Mientras el Hijo de Dios nació directamente en Su misión terrenal, la trayectoria del Hijo del Hombre tuvo que describir un círculo mucho más amplio antes de que Éste pudiera comenzar Su misión propiamente dicha. Como requisito para el cumplimiento de Su cometido, el cual es también de carácter más terrenal que lo que lo fue el del Hijo de Dios, Él, que provenía de las más elevadas cumbres, se vio obligado a sumergirse en lo más hondo de las profundidades. No sólo en el más allá, sino también en lo terrenal, a fin de poder «experimentar» en sí mismo todas las penas y todo el sufrimiento de los hombres. Sólo así estará en condiciones entonces de, cuando llegue la hora, intervenir eficazmente en las deficiencias y, trayendo ayuda, provocar transformaciones. Por esa razón es por la que no podía mantenerse al margen de las vivencias de la humanidad, sino que tenía, a través de sus experiencias, que vivir de lleno el lado amargo de estas vivencias de la humanidad e incluso padecer bajo ello. Este período de aprendizaje Suyo tenía que suceder, una vez más, sólo por causa de los hombres. Pero debido a que el espíritu humano, en su limitación, no alcanza a comprender semejante excelsa guía y sólo es capaz de juzgar por las apariencias, la gente tratará de reprocharle justamente eso, a fin de dificultarle Su misión, como ya hicieron con Cristo en Su día. Justo eso que Él ha tenido que sufrir por causa de los hombres a fin de percatarse de los puntos más neurálgicos de los errores, o sea, eso que Él sufrió o llegó a conocer a través de las experiencias por el bienestar posterior de los hombres, justo eso querrá la gente usar para lapidarlo, llevados por un odio creciente atizado por las tinieblas, que ya tiritan del miedo a ser destruidas.

Que algo tan increíble se pueda volver a repetir, pese a las experiencias ganadas con el paso del Hijo de Dios por la Tierra, es una cosa que no resulta inexplicable, puesto que en realidad más de la mitad de los seres humanos que en la actualidad moran en la Tierra no tienen nada que hacer aquí, sino que tendrían que estar madurando en regiones mucho más bajas y oscuras. La razón para ello radica únicamente en el constante retroceso espiritual por causa de la obtención de la supremacía por parte de los esclavos de su propio instrumento, los esclavos del limitado intelecto.
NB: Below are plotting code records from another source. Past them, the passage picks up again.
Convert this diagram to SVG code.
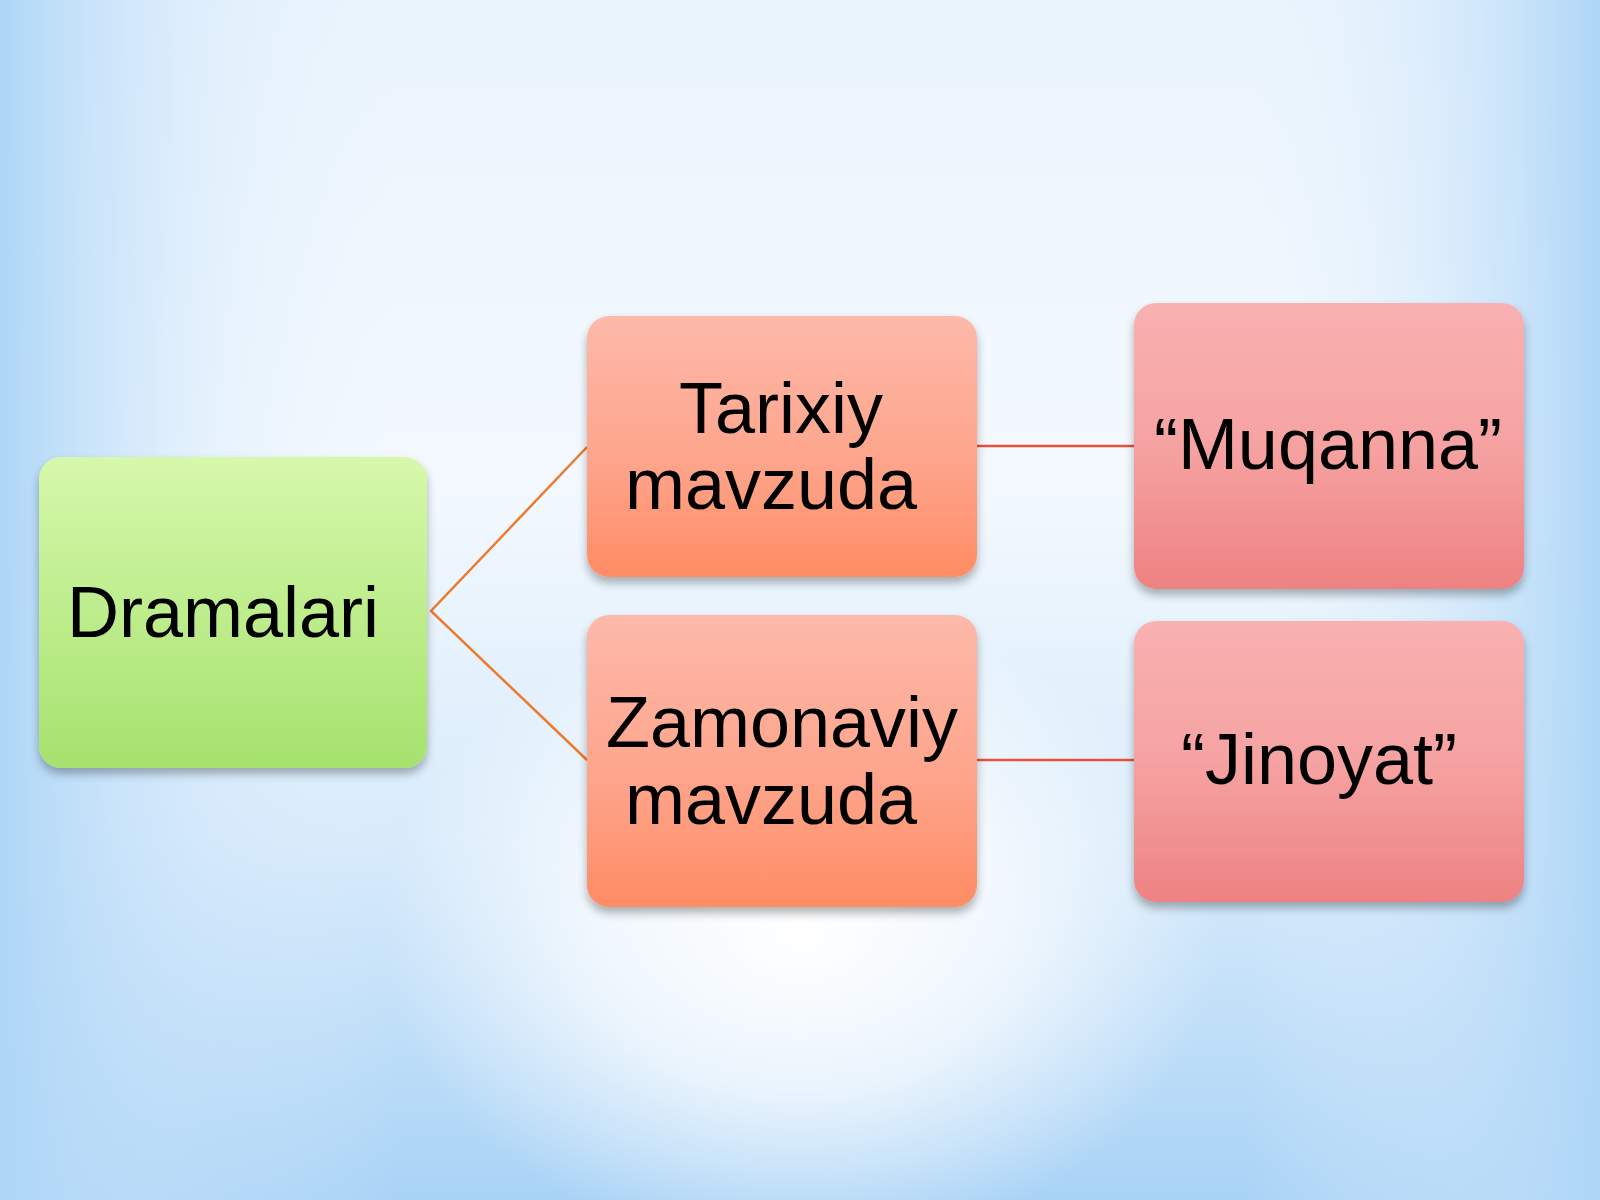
<svg xmlns="http://www.w3.org/2000/svg" width="1600" height="1200" viewBox="0 0 1600 1200">
<defs>
<linearGradient id="bgV" x1="0" y1="0" x2="0" y2="1">
<stop offset="0" stop-color="#eaf4fd"/>
<stop offset="0.4" stop-color="#f3f9fe"/>
<stop offset="0.7" stop-color="#d8ebfb"/>
<stop offset="1" stop-color="#a9d3f6"/>
</linearGradient>
<linearGradient id="bgH" x1="0" y1="0" x2="1" y2="0">
<stop offset="0" stop-color="#aed6f7" stop-opacity="1"/>
<stop offset="0.14" stop-color="#cfe6fb" stop-opacity="0.3"/>
<stop offset="0.25" stop-color="#e8f3fd" stop-opacity="0"/>
<stop offset="0.78" stop-color="#e8f3fd" stop-opacity="0"/>
<stop offset="0.88" stop-color="#cfe6fb" stop-opacity="0.4"/>
<stop offset="1" stop-color="#aed6f7" stop-opacity="1"/>
</linearGradient>
<radialGradient id="glow" cx="0.5" cy="0.5" r="0.5">
<stop offset="0" stop-color="#ffffff" stop-opacity="1"/>
<stop offset="0.5" stop-color="#ffffff" stop-opacity="0.7"/>
<stop offset="1" stop-color="#ffffff" stop-opacity="0"/>
</radialGradient>
<linearGradient id="gGreen" x1="0" y1="0" x2="0" y2="1">
<stop offset="0" stop-color="#d6f8ab"/>
<stop offset="1" stop-color="#a6e26e"/>
</linearGradient>
<linearGradient id="gOrange" x1="0" y1="0" x2="0" y2="1">
<stop offset="0" stop-color="#fdb9aa"/>
<stop offset="0.55" stop-color="#fea58c"/>
<stop offset="1" stop-color="#ff8c64"/>
</linearGradient>
<linearGradient id="gPink" x1="0" y1="0" x2="0" y2="1">
<stop offset="0" stop-color="#f9b1b1"/>
<stop offset="0.5" stop-color="#f6a2a2"/>
<stop offset="1" stop-color="#ee8282"/>
</linearGradient>
<filter id="shadow" x="-10%" y="-10%" width="120%" height="130%">
<feGaussianBlur in="SourceAlpha" stdDeviation="5"/>
<feOffset dx="0" dy="6" result="b"/>
<feComponentTransfer><feFuncA type="linear" slope="0.3"/></feComponentTransfer>
<feMerge><feMergeNode/><feMergeNode in="SourceGraphic"/></feMerge>
</filter>
</defs>
<style>
text{font-family:"Liberation Sans",Arial,sans-serif;font-size:72px;fill:#000;text-anchor:middle}
.conn{fill:none;stroke-width:2.5}
</style>
<g id="background">
<rect x="0" y="0" width="1600" height="1200" fill="url(#bgV)"/>
<rect x="0" y="0" width="1600" height="1200" fill="url(#bgH)"/>
<ellipse cx="800" cy="930" rx="420" ry="320" fill="url(#glow)"/>
</g>
<g id="connectors">
<polyline class="conn" stroke="#ee7a2e" points="587,447 431,611 587,760"/>
<line class="conn" stroke="#e8503c" x1="977" y1="446" x2="1134" y2="446"/>
<line class="conn" stroke="#e8503c" x1="977" y1="760" x2="1134" y2="760"/>
</g>
<g id="node-dramalari" filter="url(#shadow)">
<rect x="39" y="457" width="388" height="311" rx="22" fill="url(#gGreen)"/>
<text x="223" y="637">Dramalari</text>
</g>
<g id="node-tarixiy" filter="url(#shadow)">
<rect x="587" y="316" width="390" height="261" rx="22" fill="url(#gOrange)"/>
<text x="781" y="433">Tarixiy</text>
<text x="771" y="509">mavzuda</text>
</g>
<g id="node-zamonaviy" filter="url(#shadow)">
<rect x="587" y="615" width="390" height="292" rx="22" fill="url(#gOrange)"/>
<text x="782" y="747">Zamonaviy</text>
<text x="771" y="824">mavzuda</text>
</g>
<g id="node-muqanna" filter="url(#shadow)">
<rect x="1134" y="303" width="390" height="286" rx="22" fill="url(#gPink)"/>
<text x="1328" y="469">“Muqanna”</text>
</g>
<g id="node-jinoyat" filter="url(#shadow)">
<rect x="1134" y="621" width="390" height="281" rx="22" fill="url(#gPink)"/>
<text x="1319" y="784">“Jinoyat”</text>
</g>
</svg>
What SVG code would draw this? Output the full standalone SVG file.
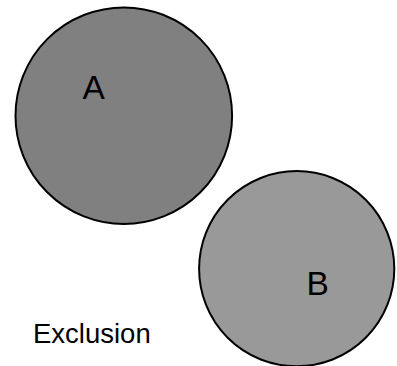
<svg xmlns="http://www.w3.org/2000/svg" width="397" height="366" viewBox="0 0 397 366">
<style>
.set{stroke:#000;stroke-width:2}
.lbl{font-family:"Liberation Sans",Arial,sans-serif;fill:#000}
</style>
<rect width="397" height="366" fill="#fff"/>
<g id="nodeA">
<circle class="set" cx="123.8" cy="115.7" r="108.3" fill="#808080"/>
<text class="lbl" x="82.5" y="99" font-size="33.5">A</text>
</g>
<g id="nodeB">
<circle class="set" cx="296.7" cy="268.7" r="97.6" fill="#999999"/>
<text class="lbl" x="306.5" y="295" font-size="33.5">B</text>
</g>
<g id="connectors"></g>
<g id="caption">
<text class="lbl" x="33" y="343.3" font-size="27.5">Exclusion</text>
</g>
</svg>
En su posición de soberano único, este limitado intelecto, al ser puramente terrenal, va a fomentar únicamente todo lo material y a alimentar así los consiguientes efectos secundarios de perniciosa naturaleza. El consiguiente declive de un entendimiento más elevado generó una brecha y extendió una mano hacia las regiones inferiores de la que las almas de baja condición pudieron agarrarse para subir con miras a una encarnación; de otro modo, dichas almas, en virtud de la gravedad espiritual que acusan por razón de su densa oscuridad, jamás hubieran podido subir hasta la superficie terrestre. Más que nada son los sentimientos puramente animales que acompañan a las procreaciones, así como el afán por placeres terrenos en general, lo que, en los tiempos desprovistos de moral en los que vivimos desde hace ya cientos de años, contribuye a que almas de inferior condición puedan subir al plano terrenal. Una vez allí, comienzan a darle vueltas constantemente a la futura madre y, cuando se les presenta la oportunidad, consiguen encarnar, ya que hasta ahora todo lo luminoso siempre se ha retirado espontáneamente ante la presencia de lo oscuro, a fin de no ensuciarse.

Así fue como poco a poco pudo darse el fenómeno de que el entorno etéreo de la Tierra se volviera cada vez más denso, más oscuro y, por ende, más pesado, llegando a alcanzar un peso tal que éste hizo que incluso la Tierra físico-material se apartara de una órbita en la que tenía acceso a influencias espirituales más elevadas. Y dado que la mayoría de todas las personas encarnadas deberían en realidad estar en regiones que se encuentran muy por debajo de la Tierra, será, por tanto, un acto de justicia divina cuando todas esas almas sean barridas de la faz de la Tierra, a fin de que se hundan en las regiones donde realmente deberían estar y donde, en vista de la absoluta igualdad de especie existente allí, no tienen ninguna posibilidad de incurrir en nuevas culpas, siéndoles así más fácil el madurar, a través del sufrimiento de su esfera, hacia una transformación que las lleve más arriba.

No es la voluntad humana la que estará en capacidad de un día elegir a ese Hijo del Hombre enviado por Dios, sino que la fuerza divina habrá de encumbrarlo en la hora en que la humanidad, desvalida, se ponga a gimotear suplicando la redención. Entonces enmudecerán los insultos, puesto que el horror cerrará las bocas que los profieren, y la gente aceptará de buen grado todos los regalos que el Creador les ofrezca a las criaturas por medio de Él. Aquel, empero, que no los quiera recibir de Él, será rechazado para toda la eternidad.